– Ты сказал «надежда», а сам так огорчен!
Она улеглась у моих ног, как собака на могиле крестоносца, и стала готовить опиум, а я размышлял, что скажу Пайлу. Четыре трубки лучше подготовили меня к будущему, и я добавил, что надежда обоснованная: моя жена обратилась к адвокату, и теперь я со дня на день жду телеграмму об избавлении.
– Это не так уж важно. Вы могли бы подписать соглашение, – произнесла она, и мне показалось, будто я слышу голос ее сестры.
– У меня нет сбережений. Пайла мне не перещеголять.
– Не волнуйся, мало ли что может произойти. Всегда есть какие-то способы. Моя сестра говорит, что ты мог бы застраховать свою жизнь.
Я подумал, что она реалистка, не умаляет значения денег и избегает громких заявлений о любви. Как бы отнесся к этому суровому реализму по прошествии лет романтик Пайл? Не беда, в его случае все решил бы хороший брачный контракт, и суровость смягчилась бы, как неиспользуемая и ненужная мышца. Богатые умеют обделывать подобные дела.
В тот вечер, еще до того как на улице Катина закрылись лавки, Фуонг купила себе три новых шелковых шарфа. Сидя на кровати, она хвасталась ими передо мной, громко восторгаясь яркой расцветкой и заполняя своим певучим голосом пустоту. Потом она аккуратно сложила обновки и добавила их к прежней дюжине в своем ящике; казалось, она закладывает фундамент скромного имущественного соглашения. Я тоже заложил свой безумный фундамент, тем же вечером написав письмо Пайлу, поощряемый ненадежной опиумной ясностью ума и дальновидностью. Вот что я написал – то письмо нашлось между страниц «Роли Запада» Йорка Хардинга. Наверное, он читал эту книгу, когда пришло письмо, использовал его как закладку, а позднее уже не вернулся к чтению.
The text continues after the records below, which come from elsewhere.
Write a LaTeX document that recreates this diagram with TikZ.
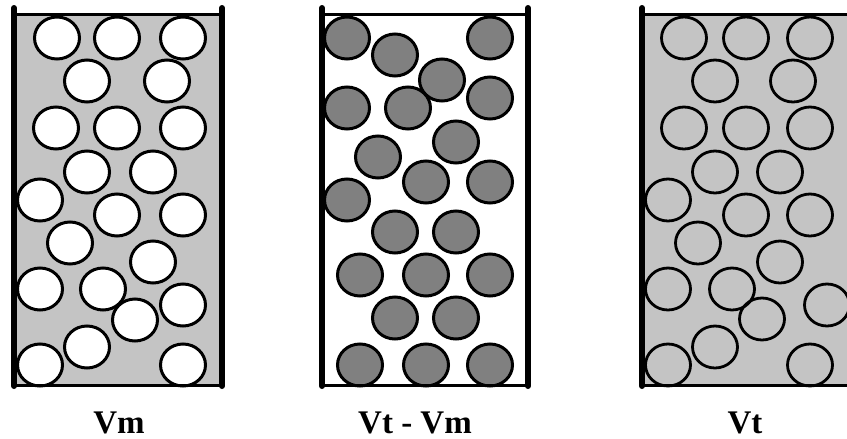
\documentclass[tikz,border=0pt]{standalone}
\usepackage{fontspec}
\setmainfont{Liberation Serif}
\definecolor{liq}{RGB}{196,196,196}
\definecolor{grain}{RGB}{128,128,128}
\begin{document}
\begin{tikzpicture}[x=1pt,y=-1pt,
  wall/.style={line width=6pt,line cap=round},
  rim/.style={line width=3pt},
  hole/.style={draw=black,line width=3pt,fill=white},
  solid/.style={draw=black,line width=3pt,fill=grain},
  ring/.style={draw=black,line width=2.8pt},
  lbl/.style={font=\bfseries\fontsize{33}{34}\selectfont,anchor=base}]
\useasboundingbox (0,0) rectangle (847,439);
% ---------- panel 1 : Vm ----------
\fill[liq] (14,14) rectangle (222,385);
\foreach \x/\y in {57/38,117/38,183/38,87/81,167/81,56/128,117/128,183/128,
  87/172,153/172,40/200,117/215,183/215,70/243,153/262,40/289,103/289,
  183/305,135/320,87/347,40/365,183/365}
  \draw[hole] (\x,\y) ellipse (22.5 and 21);
\draw[rim] (14,14) -- (222,14);
\draw[rim] (14,385) -- (222,385);
\draw[wall] (14,8) -- (14,386);
\draw[wall] (222,8) -- (222,386);
% ---------- panel 2 : Vt - Vm ----------
\foreach \x/\y in {347/38,395/55,490/38,442/80,490/98,347/108,408/108,456/142,
  378/157,426/182,490/182,347/200,395/232,456/232,360/275,426/275,490/275,
  395/318,456/318,360/365,426/365,490/365}
  \draw[solid] (\x,\y) ellipse (22.5 and 21);
\draw[rim] (322,14) -- (528,14);
\draw[rim] (322,385) -- (528,385);
\draw[wall] (322,8) -- (322,386);
\draw[wall] (528,8) -- (528,386);
% ---------- panel 3 : Vt ----------
\fill[liq] (642,14) rectangle (850,385);
\foreach \x/\y in {684/38,746/38,810/38,715/81,793/81,684/128,746/128,810/128,
  715/172,780/172,668/200,746/215,810/215,698/243,780/262,668/289,732/289,
  762/319,827/305,715/347,668/365,810/365}
  \draw[ring] (\x,\y) ellipse (22.5 and 21);
\draw[rim] (642,14) -- (850,14);
\draw[rim] (642,385) -- (850,385);
\draw[wall] (642,8) -- (642,386);
% ---------- labels ----------
\node[lbl] (vm) at (119,433) {Vm};
\node[lbl] (vtvm) at (415,433) {Vt - Vm};
\node[lbl] (vt) at (745,433) {Vt};
\end{tikzpicture}
\end{document}
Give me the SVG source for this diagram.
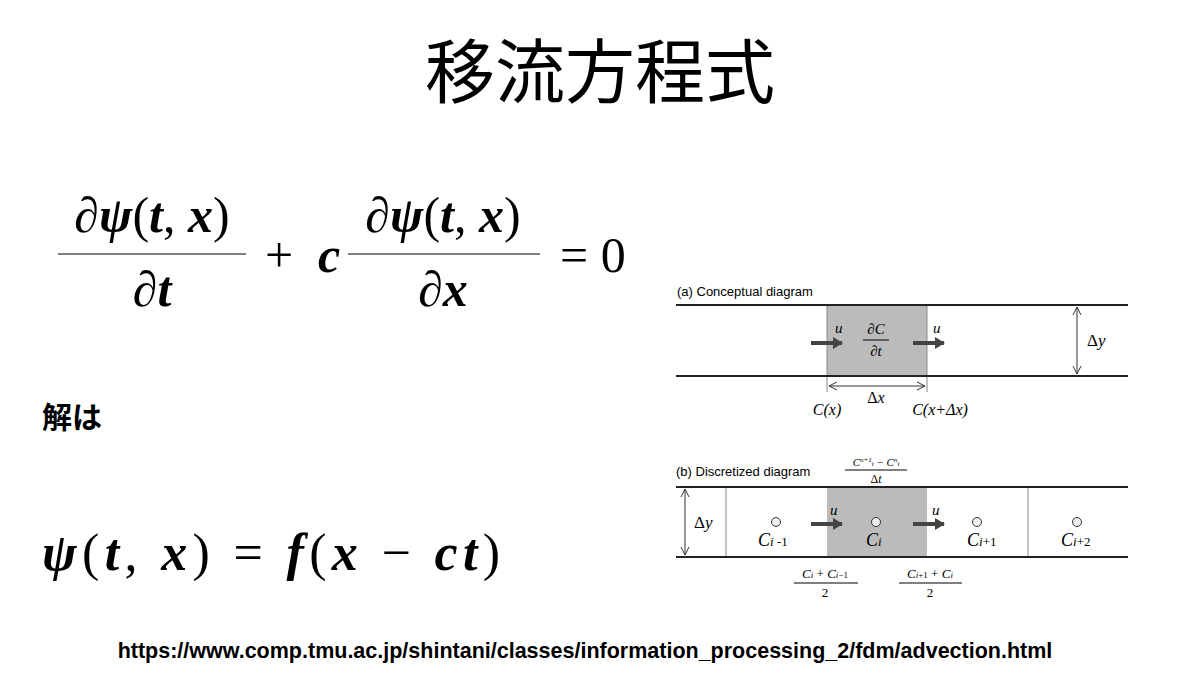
<svg xmlns="http://www.w3.org/2000/svg" width="1200" height="673" viewBox="0 0 1200 673">
<style>
.m{font-family:"Liberation Serif","DejaVu Serif",serif}
.i{font-style:italic}
.b{font-weight:bold}
.s{font-family:"Liberation Sans",Arial,sans-serif}
.ln{stroke:#222;stroke-width:2}
.th{stroke:#888;stroke-width:1}
.fr{stroke:#000;stroke-width:1.2}
</style>
<defs>
<marker id="open" markerWidth="10" markerHeight="10" refX="9" refY="5" orient="auto-start-reverse" markerUnits="userSpaceOnUse"><path d="M1,1 L9,5 L1,9" fill="none" stroke="#333" stroke-width="1"/></marker>
<marker id="fat" markerWidth="10" markerHeight="12" refX="9" refY="6" orient="auto" markerUnits="userSpaceOnUse"><path d="M0,0 L10,6 L0,12 Z" fill="#444"/></marker>
</defs>
<rect width="1200" height="673" fill="#fff"/>
<text x="600" y="98" text-anchor="middle" font-size="70" font-family="'Noto Sans CJK JP',sans-serif">移流方程式</text>

<g id="equation1" class="m" font-size="50">
<text x="152" y="232" text-anchor="middle"><tspan class="i b">∂ψ</tspan>(<tspan class="i b">t</tspan>, <tspan class="i b">x</tspan>)</text>
<line x1="58" y1="254" x2="246" y2="254" class="fr" stroke-width="3"/>
<text x="152" y="306" text-anchor="middle" class="i b">∂t</text>
<text x="265" y="272">+</text>
<text x="318" y="272" class="i b">c</text>
<text x="443" y="232" text-anchor="middle"><tspan class="i b">∂ψ</tspan>(<tspan class="i b">t</tspan>, <tspan class="i b">x</tspan>)</text>
<line x1="348" y1="254" x2="540" y2="254" class="fr" stroke-width="3"/>
<text x="443" y="306" text-anchor="middle" class="i b">∂x</text>
<text x="560" y="272">= 0</text>
</g>

<text x="42" y="428" font-size="30" font-weight="bold" font-family="'Noto Sans CJK JP',sans-serif">解は</text>

<g id="equation2" class="m" font-size="52">
<text x="42" y="570" textLength="458" lengthAdjust="spacing"><tspan class="i b">ψ</tspan>(<tspan class="i b">t</tspan>, <tspan class="i b">x</tspan>) = <tspan class="i b">f</tspan>(<tspan class="i b">x</tspan> − <tspan class="i b">ct</tspan>)</text>
</g>

<g id="diagram-a">
<text x="677" y="296" font-size="13" class="s">(a) Conceptual diagram</text>
<rect x="827" y="305" width="100" height="71" fill="#bbb"/>
<line x1="827" y1="305" x2="827" y2="392" class="th"/>
<line x1="927" y1="305" x2="927" y2="392" class="th"/>
<line x1="676" y1="305" x2="1128" y2="305" class="ln"/>
<line x1="676" y1="376" x2="1128" y2="376" class="ln"/>
<line x1="811" y1="343" x2="842" y2="343" stroke="#444" stroke-width="4" marker-end="url(#fat)"/>
<line x1="913" y1="343" x2="944" y2="343" stroke="#444" stroke-width="4" marker-end="url(#fat)"/>
<text x="835" y="333" font-size="15" class="m i">u</text>
<text x="933" y="333" font-size="15" class="m i">u</text>
<text x="876" y="334" font-size="15" class="m i" text-anchor="middle">∂C</text>
<line x1="863" y1="340" x2="889" y2="340" stroke="#000" stroke-width="1"/>
<text x="876" y="356" font-size="15" class="m i" text-anchor="middle">∂t</text>
<line x1="1077" y1="307" x2="1077" y2="374" stroke="#333" stroke-width="1" marker-start="url(#open)" marker-end="url(#open)"/>
<text x="1087" y="346" font-size="17" class="m"><tspan>Δ</tspan><tspan class="i">y</tspan></text>
<line x1="829" y1="386" x2="925" y2="386" stroke="#333" stroke-width="1" marker-start="url(#open)" marker-end="url(#open)"/>
<text x="876" y="403" font-size="16" class="m" text-anchor="middle">Δ<tspan class="i">x</tspan></text>
<text x="827" y="415" font-size="16" class="m i" text-anchor="middle">C(x)</text>
<text x="940" y="415" font-size="16" class="m i" text-anchor="middle">C(x+Δx)</text>
</g>

<g id="diagram-b">
<text x="676" y="476" font-size="13" class="s">(b) Discretized diagram</text>
<text x="876" y="466" font-size="11" class="m i" text-anchor="middle">C<tspan font-size="7" dy="-4">n+1</tspan><tspan font-size="7" dy="4">i</tspan> − C<tspan font-size="7" dy="-4">n</tspan><tspan font-size="7" dy="4">i</tspan></text>
<line x1="845" y1="470" x2="907" y2="470" stroke="#000" stroke-width="1"/>
<text x="876" y="483" font-size="12" class="m" text-anchor="middle">Δ<tspan class="i">t</tspan></text>
<rect x="827" y="487" width="100" height="70" fill="#bbb"/>
<line x1="726" y1="487" x2="726" y2="557" class="th"/>
<line x1="1028" y1="487" x2="1028" y2="557" class="th"/>
<line x1="676" y1="487" x2="1128" y2="487" class="ln"/>
<line x1="676" y1="557" x2="1128" y2="557" class="ln"/>
<line x1="685" y1="489" x2="685" y2="555" stroke="#333" stroke-width="1" marker-start="url(#open)" marker-end="url(#open)"/>
<text x="694" y="528" font-size="17" class="m">Δ<tspan class="i">y</tspan></text>
<line x1="811" y1="524" x2="842" y2="524" stroke="#444" stroke-width="4" marker-end="url(#fat)"/>
<line x1="913" y1="524" x2="944" y2="524" stroke="#444" stroke-width="4" marker-end="url(#fat)"/>
<text x="830" y="515" font-size="15" class="m i">u</text>
<text x="932" y="515" font-size="15" class="m i">u</text>
<g fill="#eee" stroke="#333" stroke-width="1">
<circle cx="776" cy="522" r="4.5"/><circle cx="876" cy="522" r="4.5"/><circle cx="977" cy="522" r="4.5"/><circle cx="1077" cy="522" r="4.5"/>
</g>
<g font-size="18" class="m">
<text x="758" y="546"><tspan class="i">C</tspan><tspan font-size="13"><tspan class="i">i</tspan> -1</tspan></text>
<text x="866" y="546"><tspan class="i">C</tspan><tspan font-size="13" class="i">i</tspan></text>
<text x="967" y="546"><tspan class="i">C</tspan><tspan font-size="13"><tspan class="i">i</tspan>+1</tspan></text>
<text x="1061" y="546"><tspan class="i">C</tspan><tspan font-size="13"><tspan class="i">i</tspan>+2</tspan></text>
</g>
<text x="825" y="578" font-size="13" class="m" text-anchor="middle"><tspan class="i">C</tspan><tspan font-size="9" class="i">i</tspan> + <tspan class="i">C</tspan><tspan font-size="9"><tspan class="i">i</tspan>−1</tspan></text>
<line x1="794" y1="583" x2="858" y2="583" stroke="#000" stroke-width="1"/>
<text x="825" y="597" font-size="13" class="m" text-anchor="middle">2</text>
<text x="930" y="578" font-size="13" class="m" text-anchor="middle"><tspan class="i">C</tspan><tspan font-size="9"><tspan class="i">i</tspan>+1</tspan> + <tspan class="i">C</tspan><tspan font-size="9" class="i">i</tspan></text>
<line x1="899" y1="583" x2="962" y2="583" stroke="#000" stroke-width="1"/>
<text x="930" y="597" font-size="13" class="m" text-anchor="middle">2</text>
</g>

<text x="585" y="658" text-anchor="middle" font-size="21.5" font-weight="bold" class="s">https://www.comp.tmu.ac.jp/shintani/classes/information_processing_2/fdm/advection.html</text>
</svg>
«Дорогой Пайл» (единственный раз у меня возникло побуждение назвать его Олденом, ведь это было благодарственное и важное письмо, отличавшееся от других благодарственных писем фальшью)…
«Дорогой Пайл, я хотел написать из больницы и поблагодарить за сделанное той ночью. Вы, без сомнения, спасли меня от неудобной кончины. Я снова передвигаюсь с помощью палки – перелом произошел, видимо, в правильном месте, и возраст еще не добрался до костей и не сделал их хрупкими. Надо будет как-нибудь собраться и отпраздновать это. (Тут мое перо споткнулось и, как муравей, встретивший преграду, двинулось в обход.) У меня есть и другая причина для праздника. Знаю, вы обрадуетесь, вы же всегда говорили, что для нас обоих на первом месте стоят интересы Фуонг. Меня ждало письмо от жены, она более-менее согласна со мной развестись. Так что вам больше не нужно беспокоиться за Фуонг». (Это была жестокая фраза, и я понял это, перечитывая письмо, но тогда уже поздно было что-либо менять. Если бы я вычеркнул эту фразу, то лучше было бы порвать все письмо.)
– Какой шарф тебе больше нравится? – спросила Фуонг. – Мне – желтый.
– Да, желтый. Ступай в отель, отправь это письмо.
Она посмотрела на адрес:
– Я могу отнести его прямо в представительство, сэкономили бы на марке.
– Лучше почтой.
Я растянулся в опиумном блаженстве, размышляя: «По крайней мере, теперь она не оставит меня, пока я не уеду. Может быть, завтра, после нескольких трубок, я придумаю, как остаться».
Обыкновенная жизнь никогда не прекращается – это многим вправляет мозги. При авианалетах невозможно постоянно бояться, точно так же, когда тебя бомбардируют рутинные обязанности, случайные встречи, тревоги, ты на долгие часы расстаешься со своим главным страхом. Мысли об отъезде из Индокитая в апреле, о неясном будущем без Фуонг были потеснены ежедневными телеграммами, бюллетенями вьетнамской прессы и болезнью моего помощника, индийца Домингеса (его семья приехала из Гоа через Бомбей), раньше присутствовавшего вместо меня на второстепенных пресс-конференциях, прилежно собиравшего сплетни и слухи и носившего мои послания на телеграф и на цензуру. При помощи индийских торговцев, особенно на Севере – в Хайфоне, Намдине и Ханое, он добывал для меня ценные разведданные и, по-моему, лучше французского командования знал, где в Тонкинской дельте дислоцированы батальоны Вьетминя.
И поскольку мы никогда не использовали нашу информацию, если она не становилась новостью, и ничем не делились с французской разведкой, Домингес пользовался доверием нескольких агентов Вьетминя, скрывавшихся в Сайгоне-Чолоне. Ему, без сомнения, помогало азиатское происхождение и не мешало имя.